[Source code of charts]

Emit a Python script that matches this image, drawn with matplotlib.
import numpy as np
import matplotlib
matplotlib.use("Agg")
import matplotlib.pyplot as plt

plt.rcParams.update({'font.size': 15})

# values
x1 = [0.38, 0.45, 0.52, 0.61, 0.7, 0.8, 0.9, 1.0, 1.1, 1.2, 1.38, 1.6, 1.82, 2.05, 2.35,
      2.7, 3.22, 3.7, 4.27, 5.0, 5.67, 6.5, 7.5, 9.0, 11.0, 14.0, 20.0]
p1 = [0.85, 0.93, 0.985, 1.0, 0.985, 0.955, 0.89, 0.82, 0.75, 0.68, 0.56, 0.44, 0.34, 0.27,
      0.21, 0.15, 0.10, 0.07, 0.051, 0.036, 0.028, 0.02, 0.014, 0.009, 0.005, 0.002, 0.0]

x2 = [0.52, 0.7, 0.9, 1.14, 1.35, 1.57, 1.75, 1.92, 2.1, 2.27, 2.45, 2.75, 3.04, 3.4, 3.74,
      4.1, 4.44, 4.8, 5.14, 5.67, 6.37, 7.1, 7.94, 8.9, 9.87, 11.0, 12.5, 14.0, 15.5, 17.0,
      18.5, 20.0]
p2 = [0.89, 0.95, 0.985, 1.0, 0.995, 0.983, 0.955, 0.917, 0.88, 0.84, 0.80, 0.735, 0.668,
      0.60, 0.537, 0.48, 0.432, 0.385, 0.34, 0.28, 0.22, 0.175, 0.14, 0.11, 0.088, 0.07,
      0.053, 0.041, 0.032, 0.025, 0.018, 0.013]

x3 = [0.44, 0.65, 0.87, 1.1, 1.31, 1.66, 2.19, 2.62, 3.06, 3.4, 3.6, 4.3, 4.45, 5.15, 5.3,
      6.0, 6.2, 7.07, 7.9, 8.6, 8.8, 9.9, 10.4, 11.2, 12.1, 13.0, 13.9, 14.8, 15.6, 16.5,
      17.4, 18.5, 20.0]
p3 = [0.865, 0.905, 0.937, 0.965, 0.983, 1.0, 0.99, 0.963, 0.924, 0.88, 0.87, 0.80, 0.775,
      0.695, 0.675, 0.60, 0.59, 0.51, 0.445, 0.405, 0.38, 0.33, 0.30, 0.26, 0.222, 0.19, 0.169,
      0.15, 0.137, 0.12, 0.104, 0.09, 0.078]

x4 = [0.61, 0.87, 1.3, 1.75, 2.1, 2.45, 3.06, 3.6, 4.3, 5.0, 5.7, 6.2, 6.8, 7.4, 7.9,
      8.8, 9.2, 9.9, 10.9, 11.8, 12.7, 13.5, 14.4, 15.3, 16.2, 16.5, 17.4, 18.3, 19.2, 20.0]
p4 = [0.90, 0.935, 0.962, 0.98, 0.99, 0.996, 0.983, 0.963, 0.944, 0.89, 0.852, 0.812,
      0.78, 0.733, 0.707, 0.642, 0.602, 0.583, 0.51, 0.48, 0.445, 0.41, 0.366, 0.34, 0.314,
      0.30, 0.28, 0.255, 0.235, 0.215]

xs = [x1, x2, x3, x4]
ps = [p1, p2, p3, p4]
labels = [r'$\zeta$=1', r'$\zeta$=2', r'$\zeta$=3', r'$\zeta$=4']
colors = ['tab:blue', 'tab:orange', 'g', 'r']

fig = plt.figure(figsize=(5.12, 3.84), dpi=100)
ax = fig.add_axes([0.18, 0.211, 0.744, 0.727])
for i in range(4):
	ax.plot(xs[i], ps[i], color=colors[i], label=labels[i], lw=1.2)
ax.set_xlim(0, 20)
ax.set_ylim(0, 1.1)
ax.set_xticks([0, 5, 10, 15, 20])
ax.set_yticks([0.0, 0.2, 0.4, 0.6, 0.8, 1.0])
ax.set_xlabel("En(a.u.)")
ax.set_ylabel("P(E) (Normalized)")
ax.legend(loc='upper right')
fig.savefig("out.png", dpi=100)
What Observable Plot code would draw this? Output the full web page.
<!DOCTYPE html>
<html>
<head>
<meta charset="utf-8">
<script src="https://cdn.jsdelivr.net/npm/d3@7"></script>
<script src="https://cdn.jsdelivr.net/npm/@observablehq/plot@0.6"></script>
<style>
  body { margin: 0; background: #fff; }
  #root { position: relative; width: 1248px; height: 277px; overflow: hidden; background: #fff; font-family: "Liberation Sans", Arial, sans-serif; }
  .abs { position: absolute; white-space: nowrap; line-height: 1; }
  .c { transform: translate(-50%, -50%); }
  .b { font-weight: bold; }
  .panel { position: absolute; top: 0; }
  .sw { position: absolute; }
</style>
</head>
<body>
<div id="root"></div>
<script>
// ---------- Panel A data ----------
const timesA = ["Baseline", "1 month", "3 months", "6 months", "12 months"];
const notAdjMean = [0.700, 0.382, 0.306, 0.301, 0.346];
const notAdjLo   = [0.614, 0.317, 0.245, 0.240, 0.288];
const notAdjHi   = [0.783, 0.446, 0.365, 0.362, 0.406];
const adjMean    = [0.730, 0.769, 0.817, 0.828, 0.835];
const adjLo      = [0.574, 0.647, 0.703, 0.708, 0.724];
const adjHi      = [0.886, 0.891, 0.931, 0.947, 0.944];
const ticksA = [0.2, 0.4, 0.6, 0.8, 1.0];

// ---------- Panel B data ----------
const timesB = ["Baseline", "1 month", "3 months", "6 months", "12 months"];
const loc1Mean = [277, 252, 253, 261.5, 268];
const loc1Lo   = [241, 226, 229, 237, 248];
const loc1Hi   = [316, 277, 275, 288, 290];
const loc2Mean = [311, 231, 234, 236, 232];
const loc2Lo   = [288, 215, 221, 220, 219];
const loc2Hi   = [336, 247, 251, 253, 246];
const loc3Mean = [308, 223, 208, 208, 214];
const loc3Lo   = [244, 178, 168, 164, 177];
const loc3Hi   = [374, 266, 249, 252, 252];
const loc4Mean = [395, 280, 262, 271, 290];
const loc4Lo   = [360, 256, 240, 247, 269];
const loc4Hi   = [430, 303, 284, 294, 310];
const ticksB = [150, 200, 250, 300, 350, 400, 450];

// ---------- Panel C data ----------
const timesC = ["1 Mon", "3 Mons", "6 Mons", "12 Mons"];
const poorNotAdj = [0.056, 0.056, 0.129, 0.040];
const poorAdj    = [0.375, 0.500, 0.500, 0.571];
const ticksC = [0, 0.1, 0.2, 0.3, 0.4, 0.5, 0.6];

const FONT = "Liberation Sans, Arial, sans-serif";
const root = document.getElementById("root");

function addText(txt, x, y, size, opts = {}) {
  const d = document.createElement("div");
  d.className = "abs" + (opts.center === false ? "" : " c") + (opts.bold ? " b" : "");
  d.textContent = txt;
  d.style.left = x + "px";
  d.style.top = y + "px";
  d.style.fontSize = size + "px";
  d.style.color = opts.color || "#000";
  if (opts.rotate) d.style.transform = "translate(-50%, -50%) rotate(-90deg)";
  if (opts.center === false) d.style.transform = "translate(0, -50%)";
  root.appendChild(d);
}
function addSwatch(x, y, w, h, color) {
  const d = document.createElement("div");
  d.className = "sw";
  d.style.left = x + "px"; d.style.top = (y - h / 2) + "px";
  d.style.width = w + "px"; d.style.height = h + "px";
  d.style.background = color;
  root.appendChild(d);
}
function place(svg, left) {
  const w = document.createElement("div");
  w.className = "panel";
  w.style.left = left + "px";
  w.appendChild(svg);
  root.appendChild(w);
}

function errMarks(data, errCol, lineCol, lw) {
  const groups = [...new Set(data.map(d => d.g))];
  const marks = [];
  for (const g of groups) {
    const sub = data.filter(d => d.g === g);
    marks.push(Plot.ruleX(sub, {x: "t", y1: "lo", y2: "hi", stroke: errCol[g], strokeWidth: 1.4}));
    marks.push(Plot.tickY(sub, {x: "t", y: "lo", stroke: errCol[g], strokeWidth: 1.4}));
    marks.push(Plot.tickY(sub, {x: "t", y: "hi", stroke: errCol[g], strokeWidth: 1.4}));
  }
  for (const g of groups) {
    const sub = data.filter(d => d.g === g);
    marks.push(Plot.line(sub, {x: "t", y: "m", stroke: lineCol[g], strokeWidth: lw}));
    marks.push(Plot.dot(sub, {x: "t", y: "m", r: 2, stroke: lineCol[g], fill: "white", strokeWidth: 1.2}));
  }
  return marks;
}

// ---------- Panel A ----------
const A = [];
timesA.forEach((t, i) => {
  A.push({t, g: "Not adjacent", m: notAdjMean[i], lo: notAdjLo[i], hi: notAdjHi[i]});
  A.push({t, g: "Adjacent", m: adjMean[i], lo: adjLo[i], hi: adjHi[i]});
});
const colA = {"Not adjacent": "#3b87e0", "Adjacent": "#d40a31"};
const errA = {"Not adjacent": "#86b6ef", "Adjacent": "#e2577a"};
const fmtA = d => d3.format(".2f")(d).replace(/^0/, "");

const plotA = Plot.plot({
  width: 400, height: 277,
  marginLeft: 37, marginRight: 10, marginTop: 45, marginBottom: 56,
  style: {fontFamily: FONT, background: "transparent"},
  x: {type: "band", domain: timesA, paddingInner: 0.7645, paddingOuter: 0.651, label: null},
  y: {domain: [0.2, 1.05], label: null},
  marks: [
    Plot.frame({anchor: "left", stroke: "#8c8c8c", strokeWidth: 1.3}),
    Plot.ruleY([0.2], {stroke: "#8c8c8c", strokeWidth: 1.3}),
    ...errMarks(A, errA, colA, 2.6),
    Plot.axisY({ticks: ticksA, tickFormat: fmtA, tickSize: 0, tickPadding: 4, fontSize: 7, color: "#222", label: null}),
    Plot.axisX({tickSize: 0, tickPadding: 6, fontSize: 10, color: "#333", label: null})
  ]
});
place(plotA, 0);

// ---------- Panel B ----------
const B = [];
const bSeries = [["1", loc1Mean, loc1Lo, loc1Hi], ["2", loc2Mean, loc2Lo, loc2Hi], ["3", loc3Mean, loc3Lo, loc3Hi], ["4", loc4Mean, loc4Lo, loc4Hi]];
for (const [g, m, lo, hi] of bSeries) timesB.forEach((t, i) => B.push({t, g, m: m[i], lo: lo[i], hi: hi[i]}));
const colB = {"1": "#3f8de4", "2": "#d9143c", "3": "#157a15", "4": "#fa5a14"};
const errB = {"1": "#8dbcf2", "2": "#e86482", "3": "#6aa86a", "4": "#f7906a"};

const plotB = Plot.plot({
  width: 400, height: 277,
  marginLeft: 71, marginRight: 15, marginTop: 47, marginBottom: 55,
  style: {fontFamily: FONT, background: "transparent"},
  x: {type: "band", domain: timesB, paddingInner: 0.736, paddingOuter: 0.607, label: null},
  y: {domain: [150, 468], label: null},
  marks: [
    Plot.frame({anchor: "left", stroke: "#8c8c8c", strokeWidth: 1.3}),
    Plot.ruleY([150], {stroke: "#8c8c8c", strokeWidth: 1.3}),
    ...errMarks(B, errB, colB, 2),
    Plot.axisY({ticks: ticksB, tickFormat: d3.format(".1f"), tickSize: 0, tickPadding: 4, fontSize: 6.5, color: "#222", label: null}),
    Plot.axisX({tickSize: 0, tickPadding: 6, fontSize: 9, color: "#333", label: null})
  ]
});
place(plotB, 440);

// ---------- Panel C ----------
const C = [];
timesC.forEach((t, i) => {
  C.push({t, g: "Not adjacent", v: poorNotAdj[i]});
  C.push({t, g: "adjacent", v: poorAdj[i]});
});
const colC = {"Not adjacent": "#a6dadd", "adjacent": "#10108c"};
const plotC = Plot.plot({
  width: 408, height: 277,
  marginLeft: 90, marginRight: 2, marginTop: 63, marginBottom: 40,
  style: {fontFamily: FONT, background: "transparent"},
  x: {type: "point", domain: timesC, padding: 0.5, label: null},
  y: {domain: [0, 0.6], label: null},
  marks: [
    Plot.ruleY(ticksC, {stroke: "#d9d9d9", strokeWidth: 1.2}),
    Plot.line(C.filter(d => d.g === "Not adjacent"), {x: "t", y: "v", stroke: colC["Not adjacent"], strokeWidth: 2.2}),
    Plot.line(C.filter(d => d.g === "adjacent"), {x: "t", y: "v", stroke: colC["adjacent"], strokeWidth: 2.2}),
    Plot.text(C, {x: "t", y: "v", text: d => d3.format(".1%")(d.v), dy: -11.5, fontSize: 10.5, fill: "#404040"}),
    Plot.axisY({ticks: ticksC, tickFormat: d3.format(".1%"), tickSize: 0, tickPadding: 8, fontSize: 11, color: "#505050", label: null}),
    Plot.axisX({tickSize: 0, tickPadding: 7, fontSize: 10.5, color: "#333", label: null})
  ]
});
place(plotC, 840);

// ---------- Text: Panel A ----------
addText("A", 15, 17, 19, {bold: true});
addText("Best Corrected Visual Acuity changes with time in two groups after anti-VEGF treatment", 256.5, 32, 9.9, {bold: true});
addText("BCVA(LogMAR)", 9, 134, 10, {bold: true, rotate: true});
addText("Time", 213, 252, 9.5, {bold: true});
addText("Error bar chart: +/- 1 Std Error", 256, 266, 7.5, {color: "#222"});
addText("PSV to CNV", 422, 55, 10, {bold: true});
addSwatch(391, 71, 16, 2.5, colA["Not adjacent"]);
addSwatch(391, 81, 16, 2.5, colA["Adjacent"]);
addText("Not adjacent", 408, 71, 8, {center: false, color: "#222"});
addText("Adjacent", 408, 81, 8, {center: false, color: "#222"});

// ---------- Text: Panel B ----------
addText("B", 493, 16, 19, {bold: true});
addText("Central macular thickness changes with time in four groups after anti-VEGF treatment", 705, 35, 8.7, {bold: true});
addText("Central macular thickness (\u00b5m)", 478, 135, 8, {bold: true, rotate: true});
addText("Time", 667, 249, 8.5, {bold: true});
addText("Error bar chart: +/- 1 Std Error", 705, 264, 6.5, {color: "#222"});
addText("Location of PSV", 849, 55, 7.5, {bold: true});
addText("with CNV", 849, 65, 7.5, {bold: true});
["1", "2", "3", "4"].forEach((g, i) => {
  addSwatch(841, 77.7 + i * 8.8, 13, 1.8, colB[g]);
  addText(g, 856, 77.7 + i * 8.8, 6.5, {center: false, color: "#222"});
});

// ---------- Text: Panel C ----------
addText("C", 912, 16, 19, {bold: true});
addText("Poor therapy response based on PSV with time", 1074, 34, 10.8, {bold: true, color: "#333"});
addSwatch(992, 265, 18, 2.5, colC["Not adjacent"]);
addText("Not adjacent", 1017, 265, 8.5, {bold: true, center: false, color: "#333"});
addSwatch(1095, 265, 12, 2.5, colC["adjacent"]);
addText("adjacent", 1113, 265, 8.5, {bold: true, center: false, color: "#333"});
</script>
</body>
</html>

---

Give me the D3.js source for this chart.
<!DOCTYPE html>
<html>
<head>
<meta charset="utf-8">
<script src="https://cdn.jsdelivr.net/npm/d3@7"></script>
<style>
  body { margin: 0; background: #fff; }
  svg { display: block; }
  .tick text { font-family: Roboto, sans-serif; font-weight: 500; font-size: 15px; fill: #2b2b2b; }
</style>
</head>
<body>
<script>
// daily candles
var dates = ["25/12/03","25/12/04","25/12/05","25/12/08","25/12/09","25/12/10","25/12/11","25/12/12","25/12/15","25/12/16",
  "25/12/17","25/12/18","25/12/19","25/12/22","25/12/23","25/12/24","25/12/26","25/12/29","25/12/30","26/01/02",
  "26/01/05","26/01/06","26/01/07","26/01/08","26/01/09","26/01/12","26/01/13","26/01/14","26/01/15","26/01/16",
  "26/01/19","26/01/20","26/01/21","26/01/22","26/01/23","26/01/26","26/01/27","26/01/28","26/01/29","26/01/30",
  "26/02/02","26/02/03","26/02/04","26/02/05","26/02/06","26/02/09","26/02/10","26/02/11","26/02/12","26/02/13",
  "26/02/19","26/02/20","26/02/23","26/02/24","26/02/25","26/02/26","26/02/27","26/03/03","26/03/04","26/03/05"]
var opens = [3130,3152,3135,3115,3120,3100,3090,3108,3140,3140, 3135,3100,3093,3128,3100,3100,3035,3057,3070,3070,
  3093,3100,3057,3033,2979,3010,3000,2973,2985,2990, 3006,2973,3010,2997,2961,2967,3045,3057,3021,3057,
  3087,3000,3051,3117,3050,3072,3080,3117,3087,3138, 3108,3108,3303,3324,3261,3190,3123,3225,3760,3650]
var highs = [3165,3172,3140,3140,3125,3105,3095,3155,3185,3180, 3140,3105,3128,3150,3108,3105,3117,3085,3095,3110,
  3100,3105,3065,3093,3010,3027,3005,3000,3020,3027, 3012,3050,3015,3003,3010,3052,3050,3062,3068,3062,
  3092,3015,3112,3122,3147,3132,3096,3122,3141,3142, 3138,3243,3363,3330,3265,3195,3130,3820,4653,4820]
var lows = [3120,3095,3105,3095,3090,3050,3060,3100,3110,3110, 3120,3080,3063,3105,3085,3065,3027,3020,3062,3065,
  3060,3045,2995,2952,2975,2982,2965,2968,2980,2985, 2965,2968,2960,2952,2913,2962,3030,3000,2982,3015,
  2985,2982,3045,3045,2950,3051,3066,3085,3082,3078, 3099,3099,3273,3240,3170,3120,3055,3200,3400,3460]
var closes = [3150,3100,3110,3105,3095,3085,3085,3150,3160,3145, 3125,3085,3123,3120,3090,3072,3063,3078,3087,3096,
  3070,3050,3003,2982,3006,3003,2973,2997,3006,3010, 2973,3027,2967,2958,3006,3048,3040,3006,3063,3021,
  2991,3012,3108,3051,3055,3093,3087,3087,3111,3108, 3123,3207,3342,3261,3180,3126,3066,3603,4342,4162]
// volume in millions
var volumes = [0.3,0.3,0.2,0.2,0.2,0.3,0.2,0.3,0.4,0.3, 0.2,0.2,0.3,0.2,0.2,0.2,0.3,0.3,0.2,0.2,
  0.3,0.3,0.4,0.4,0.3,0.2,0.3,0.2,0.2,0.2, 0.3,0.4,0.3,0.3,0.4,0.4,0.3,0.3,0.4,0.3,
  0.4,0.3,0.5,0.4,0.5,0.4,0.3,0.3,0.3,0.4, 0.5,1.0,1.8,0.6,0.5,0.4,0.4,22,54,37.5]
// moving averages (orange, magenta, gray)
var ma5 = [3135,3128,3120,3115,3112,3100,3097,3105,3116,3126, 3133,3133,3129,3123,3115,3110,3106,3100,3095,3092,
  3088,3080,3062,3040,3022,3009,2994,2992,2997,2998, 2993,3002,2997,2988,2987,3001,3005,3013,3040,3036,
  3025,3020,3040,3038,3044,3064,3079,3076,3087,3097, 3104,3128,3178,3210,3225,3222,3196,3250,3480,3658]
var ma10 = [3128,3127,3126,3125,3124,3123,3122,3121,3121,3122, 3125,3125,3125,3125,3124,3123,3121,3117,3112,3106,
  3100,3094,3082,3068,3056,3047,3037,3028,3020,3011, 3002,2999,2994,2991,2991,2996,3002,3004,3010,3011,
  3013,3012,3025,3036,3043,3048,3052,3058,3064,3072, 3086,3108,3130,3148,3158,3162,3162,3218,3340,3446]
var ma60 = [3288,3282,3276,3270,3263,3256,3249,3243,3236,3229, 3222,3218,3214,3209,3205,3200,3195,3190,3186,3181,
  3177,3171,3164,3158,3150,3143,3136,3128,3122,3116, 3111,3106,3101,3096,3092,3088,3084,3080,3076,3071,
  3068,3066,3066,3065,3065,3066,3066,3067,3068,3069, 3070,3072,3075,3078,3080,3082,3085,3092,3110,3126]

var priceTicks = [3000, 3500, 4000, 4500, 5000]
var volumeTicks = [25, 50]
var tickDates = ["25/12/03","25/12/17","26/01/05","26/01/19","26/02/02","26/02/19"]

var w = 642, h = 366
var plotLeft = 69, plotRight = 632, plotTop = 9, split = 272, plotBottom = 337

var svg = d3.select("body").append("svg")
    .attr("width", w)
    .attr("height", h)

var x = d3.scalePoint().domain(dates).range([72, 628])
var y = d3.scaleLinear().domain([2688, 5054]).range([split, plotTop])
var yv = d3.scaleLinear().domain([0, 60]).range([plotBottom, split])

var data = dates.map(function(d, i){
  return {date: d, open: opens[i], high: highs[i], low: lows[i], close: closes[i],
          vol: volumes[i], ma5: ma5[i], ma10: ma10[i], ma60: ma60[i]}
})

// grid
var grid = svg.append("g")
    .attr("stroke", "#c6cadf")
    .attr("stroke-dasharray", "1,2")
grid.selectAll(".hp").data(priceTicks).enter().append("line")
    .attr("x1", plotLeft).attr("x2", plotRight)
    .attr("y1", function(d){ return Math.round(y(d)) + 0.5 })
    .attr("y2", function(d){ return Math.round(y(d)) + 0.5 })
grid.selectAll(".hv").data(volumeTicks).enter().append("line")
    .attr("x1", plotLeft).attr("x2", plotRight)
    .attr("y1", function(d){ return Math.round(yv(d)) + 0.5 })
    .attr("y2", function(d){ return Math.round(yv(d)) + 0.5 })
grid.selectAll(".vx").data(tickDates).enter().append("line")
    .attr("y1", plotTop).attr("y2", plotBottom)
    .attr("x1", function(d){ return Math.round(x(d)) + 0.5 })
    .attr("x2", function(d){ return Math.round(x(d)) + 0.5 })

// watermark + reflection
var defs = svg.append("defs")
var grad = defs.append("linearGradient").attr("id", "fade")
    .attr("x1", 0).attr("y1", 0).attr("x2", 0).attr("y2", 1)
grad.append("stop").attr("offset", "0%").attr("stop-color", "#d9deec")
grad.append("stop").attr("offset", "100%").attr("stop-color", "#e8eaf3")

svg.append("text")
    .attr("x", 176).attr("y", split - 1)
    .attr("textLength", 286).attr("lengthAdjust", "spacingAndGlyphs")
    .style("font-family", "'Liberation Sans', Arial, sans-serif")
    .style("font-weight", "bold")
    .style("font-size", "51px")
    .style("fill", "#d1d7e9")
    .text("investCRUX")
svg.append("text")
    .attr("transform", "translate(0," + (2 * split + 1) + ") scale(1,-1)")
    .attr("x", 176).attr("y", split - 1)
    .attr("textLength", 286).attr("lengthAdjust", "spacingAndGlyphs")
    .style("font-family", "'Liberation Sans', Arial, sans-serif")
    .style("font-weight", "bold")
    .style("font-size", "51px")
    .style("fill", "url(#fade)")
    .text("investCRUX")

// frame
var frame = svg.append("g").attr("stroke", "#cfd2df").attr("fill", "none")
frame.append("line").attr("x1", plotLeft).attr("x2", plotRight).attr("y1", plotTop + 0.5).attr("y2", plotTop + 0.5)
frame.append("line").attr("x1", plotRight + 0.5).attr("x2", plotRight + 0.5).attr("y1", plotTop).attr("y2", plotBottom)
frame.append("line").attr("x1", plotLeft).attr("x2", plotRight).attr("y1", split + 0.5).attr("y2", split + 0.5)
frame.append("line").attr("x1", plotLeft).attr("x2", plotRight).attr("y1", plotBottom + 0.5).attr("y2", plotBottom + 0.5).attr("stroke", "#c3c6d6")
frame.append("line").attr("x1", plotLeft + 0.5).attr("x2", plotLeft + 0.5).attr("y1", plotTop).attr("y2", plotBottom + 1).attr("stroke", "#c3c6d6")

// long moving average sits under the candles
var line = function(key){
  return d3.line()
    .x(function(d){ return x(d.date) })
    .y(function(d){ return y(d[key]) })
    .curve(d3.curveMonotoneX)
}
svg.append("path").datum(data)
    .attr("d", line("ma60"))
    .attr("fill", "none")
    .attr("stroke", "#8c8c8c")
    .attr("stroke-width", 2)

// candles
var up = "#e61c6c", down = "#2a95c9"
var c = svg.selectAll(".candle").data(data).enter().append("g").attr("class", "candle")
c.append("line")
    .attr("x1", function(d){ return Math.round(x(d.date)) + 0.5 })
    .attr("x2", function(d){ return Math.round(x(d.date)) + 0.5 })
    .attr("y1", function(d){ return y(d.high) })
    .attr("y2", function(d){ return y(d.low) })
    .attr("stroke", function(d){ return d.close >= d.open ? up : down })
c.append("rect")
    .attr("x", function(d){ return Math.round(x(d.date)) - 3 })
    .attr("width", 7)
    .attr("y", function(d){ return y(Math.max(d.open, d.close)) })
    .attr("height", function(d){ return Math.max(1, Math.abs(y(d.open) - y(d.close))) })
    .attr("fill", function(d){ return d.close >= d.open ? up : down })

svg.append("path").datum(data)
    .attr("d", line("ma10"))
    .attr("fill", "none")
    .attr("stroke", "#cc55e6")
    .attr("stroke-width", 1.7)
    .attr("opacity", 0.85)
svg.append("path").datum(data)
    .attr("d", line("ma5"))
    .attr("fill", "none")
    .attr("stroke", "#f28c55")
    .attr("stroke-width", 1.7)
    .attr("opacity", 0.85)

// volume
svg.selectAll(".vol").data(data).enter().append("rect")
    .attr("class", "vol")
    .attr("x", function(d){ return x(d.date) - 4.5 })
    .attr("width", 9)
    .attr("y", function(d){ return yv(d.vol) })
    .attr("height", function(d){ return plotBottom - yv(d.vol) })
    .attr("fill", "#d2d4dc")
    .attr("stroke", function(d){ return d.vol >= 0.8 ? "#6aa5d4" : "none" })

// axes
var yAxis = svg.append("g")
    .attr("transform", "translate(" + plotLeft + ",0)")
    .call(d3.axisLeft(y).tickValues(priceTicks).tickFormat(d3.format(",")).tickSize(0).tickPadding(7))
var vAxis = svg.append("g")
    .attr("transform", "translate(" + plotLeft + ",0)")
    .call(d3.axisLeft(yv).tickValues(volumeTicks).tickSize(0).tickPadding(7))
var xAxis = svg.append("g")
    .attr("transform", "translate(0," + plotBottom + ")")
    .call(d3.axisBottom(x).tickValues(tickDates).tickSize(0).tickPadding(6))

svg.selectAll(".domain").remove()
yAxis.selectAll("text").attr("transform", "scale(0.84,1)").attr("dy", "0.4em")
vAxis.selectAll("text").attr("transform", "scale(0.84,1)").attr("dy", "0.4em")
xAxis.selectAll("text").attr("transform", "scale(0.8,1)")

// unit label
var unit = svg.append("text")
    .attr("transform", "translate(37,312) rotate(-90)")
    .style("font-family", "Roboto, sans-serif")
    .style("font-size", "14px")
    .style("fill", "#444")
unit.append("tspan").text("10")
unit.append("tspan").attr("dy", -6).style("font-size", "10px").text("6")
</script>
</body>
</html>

**Directions:** Where a line of the material above holds the string "with", copy that line.

**Solution:**
Emit a Python script that matches this image, drawn with matplotlib.
addText("Best Corrected Visual Acuity changes with time in two groups after anti-VEGF treatment", 256.5, 32, 9.9, {bold: true});
addText("Central macular thickness changes with time in four groups after anti-VEGF treatment", 705, 35, 8.7, {bold: true});
addText("with CNV", 849, 65, 7.5, {bold: true});
addText("Poor therapy response based on PSV with time", 1074, 34, 10.8, {bold: true, color: "#333"});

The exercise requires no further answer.